The EU General Data Protection is finally here, and things like data mapping, data protection impact assessment, consent management, and data subject rights have been on everyone’s minds leading up to its arrival. While these operational requirements are obvious for many companies, some others have flown under the radar. One in particular that we have received questions about from our customers at OneTrust is the requirement for appropriate security.
Security of processing
Security of processing is a foundational principle of the GDPR. Under Article 5(1)(f), personal data shall be “processed in a manner that ensures appropriate security of the personal data, including protection against unauthorised or unlawful processing and against accidental loss, destruction or damage, using appropriate technical or organisational measures (‘integrity and confidentiality’).”
This principle is further incorporated in Article 32, which mandates the implementation of “appropriate technical and organisational measures to ensure a level of security appropriate to the risk.” It is this “appropriateness” that is so important, as it is clear that because the GDPR takes a risk-based approach, an organization’s security does not have to be “perfect” and there is also no “one-size-fits-all” solution.

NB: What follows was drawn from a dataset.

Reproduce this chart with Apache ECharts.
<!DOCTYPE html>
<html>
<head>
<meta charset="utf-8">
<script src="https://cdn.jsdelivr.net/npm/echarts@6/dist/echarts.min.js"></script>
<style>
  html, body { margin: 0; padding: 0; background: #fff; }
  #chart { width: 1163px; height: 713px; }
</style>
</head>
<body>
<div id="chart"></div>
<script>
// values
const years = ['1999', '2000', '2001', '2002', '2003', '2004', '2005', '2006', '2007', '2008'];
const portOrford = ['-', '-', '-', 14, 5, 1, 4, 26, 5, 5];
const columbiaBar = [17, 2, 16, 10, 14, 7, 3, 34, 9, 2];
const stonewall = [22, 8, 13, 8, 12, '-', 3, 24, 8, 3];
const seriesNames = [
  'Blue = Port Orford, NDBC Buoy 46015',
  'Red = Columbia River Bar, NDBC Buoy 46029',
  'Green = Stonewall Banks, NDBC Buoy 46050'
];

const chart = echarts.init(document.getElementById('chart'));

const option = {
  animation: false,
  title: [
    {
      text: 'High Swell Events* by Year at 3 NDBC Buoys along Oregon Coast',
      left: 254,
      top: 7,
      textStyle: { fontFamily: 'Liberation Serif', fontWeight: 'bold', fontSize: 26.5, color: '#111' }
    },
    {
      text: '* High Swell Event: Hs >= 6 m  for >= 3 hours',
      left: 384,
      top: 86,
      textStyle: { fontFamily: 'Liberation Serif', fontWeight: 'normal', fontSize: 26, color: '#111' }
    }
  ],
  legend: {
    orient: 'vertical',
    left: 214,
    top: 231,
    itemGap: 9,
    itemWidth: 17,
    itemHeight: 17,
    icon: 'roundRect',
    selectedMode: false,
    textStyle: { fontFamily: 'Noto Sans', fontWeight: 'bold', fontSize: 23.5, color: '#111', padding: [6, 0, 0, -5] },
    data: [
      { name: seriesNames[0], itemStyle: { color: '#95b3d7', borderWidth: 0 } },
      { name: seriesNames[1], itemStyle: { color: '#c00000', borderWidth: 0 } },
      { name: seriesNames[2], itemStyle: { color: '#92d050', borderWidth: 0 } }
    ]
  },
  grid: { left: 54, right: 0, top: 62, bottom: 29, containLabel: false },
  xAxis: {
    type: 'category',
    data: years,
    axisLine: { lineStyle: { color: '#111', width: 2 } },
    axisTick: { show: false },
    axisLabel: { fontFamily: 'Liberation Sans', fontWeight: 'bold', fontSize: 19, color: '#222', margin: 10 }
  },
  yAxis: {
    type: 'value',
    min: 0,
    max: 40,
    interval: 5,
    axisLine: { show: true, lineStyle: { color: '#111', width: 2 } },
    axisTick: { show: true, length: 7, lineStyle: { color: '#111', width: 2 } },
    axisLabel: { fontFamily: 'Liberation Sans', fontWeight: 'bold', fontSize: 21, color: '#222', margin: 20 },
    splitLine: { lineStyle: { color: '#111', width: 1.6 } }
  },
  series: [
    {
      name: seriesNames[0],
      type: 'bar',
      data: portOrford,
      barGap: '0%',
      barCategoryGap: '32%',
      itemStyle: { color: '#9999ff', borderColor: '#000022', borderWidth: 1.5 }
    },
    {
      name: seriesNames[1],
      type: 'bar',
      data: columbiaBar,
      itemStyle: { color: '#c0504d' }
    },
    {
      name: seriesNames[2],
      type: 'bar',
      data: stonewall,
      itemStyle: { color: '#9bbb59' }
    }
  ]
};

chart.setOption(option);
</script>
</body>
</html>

This provides a great deal of flexibility for organizations in forming their information security program, as it often calls for conducting a risk-assessment and risk-treatment process that is inherently subjective in nature. However, this can also lead to a high level of uncertainty for organizations who are trying to do the right thing.
Fortunately, several EU member state supervisory authorities have released guidance on this topic.
For example, the U.K. ICO has provided a checklist for controllers and processors to use to assess security in their organizations, along with guidance on what needs to be protected, the level of security that is required (spoiler-alert: it has to be “appropriate”), the measures that need to be considered, what to do if operating in a sector that has its own security requirements, and more. The ICO also recommends the “cyber essentials” baseline set of controls — firewalls, secure device settings, access controls, anti-malware, and software updates — as a “good starting point,” and then building a program out from there depending on the organization’s particular circumstances and risks.
France’s supervisory authority, the CNIL, has also published a guide to securing personal data, in which it places particular emphasis on the risk-based approach discussed earlier:
"Such an approach allows for objective decision making and the determination of the measures strictly necessary and suitable to the context. It is, however, often difficult, when you are not familiar with these methods, to apply such an approach to ensure that the required measures have indeed been implemented," the guide reads.
It proceeds to list “the basic precautions which should be implemented systematically” in a risk management context that includes the following four stages:
- Listing the processing of personal data, the data processed, and the media on which they rely.
- Assessing the risks generated by each processing operation.
- Implementing and checking the planned measures.
- Carrying out periodical security audits, with each audit producing an action plan “monitored at the highest level of the organisation.”
The CNIL even goes on to state that this process “could help to fill in the section on the risk assessment of the [DPIA]” and that “[i]nformation security risk management can be carried out at the same time as privacy risk management since these approaches are compatible."
In addition to regulatory guidance, there are also a number of pre-existing information security frameworks that can be leveraged.
For instance, the IAPP and OneTrust recently published a white paper identifying six main areas of common ground between the ISO 27001 standard and the GDPR, “intended to demonstrate how ISO 27001-certified organizations are well positioned to respond to many GDPR priorities.”
Although they come from different perspectives, ISO 27001 and the GDPR at their core are both about reducing risk to people and organizations caused by misuse of personal data, with demonstrable overlap in both principles and requirements.
Additionally, there is significant overlap with the AICPA Trust Service Criteria, which serves as the basis for the popular SOC 2 report; as well as with the Cloud Security Alliance Consensus Assessments Initiative Questionnaire, which is currently already mapped to Directive 95/46/EC. Other frameworks include the NIST 800-53, COBIT 5.0, and ENISA IAF.
Although not specifically tailored to the GDPR, these frameworks are still relevant as they have been well-respected and have served as industry-standards for many years and can be immensely valuable as part of establishing your overall security posture.
Strong security as a mitigating factor
Having a strong information security program can also be viewed as a mitigating factor for a supervisory authority calculating a potential fine. For example, under Article 83(2) of the GDPR, “the intentional or negligent character of the infringement” as well as “the degree of responsibility of the controller or processor taking into account technical and organisational measures implemented by them” are just two mitigating factors that a supervisory authority must take into account when deciding on an administrative fine. In other words, being able to show that you have an established information security program with industry standard measures, as opposed to being asleep at the wheel, should hopefully go a long way in the eyes of a supervisory authority.
According to the U.K. ICO, “[i]nformation security is important, not only because it is itself a legal requirement, but also because it can support good data governance and help you demonstrate your compliance with other aspects of the GDPR.” This is a key point, as compliance efforts tend to result in chopping up the GDPR into different requirements and tasks to complete. Therefore, as we enter into this new age of data protection, we should remember that the GDPR is, at its core, about just that: protecting personal data.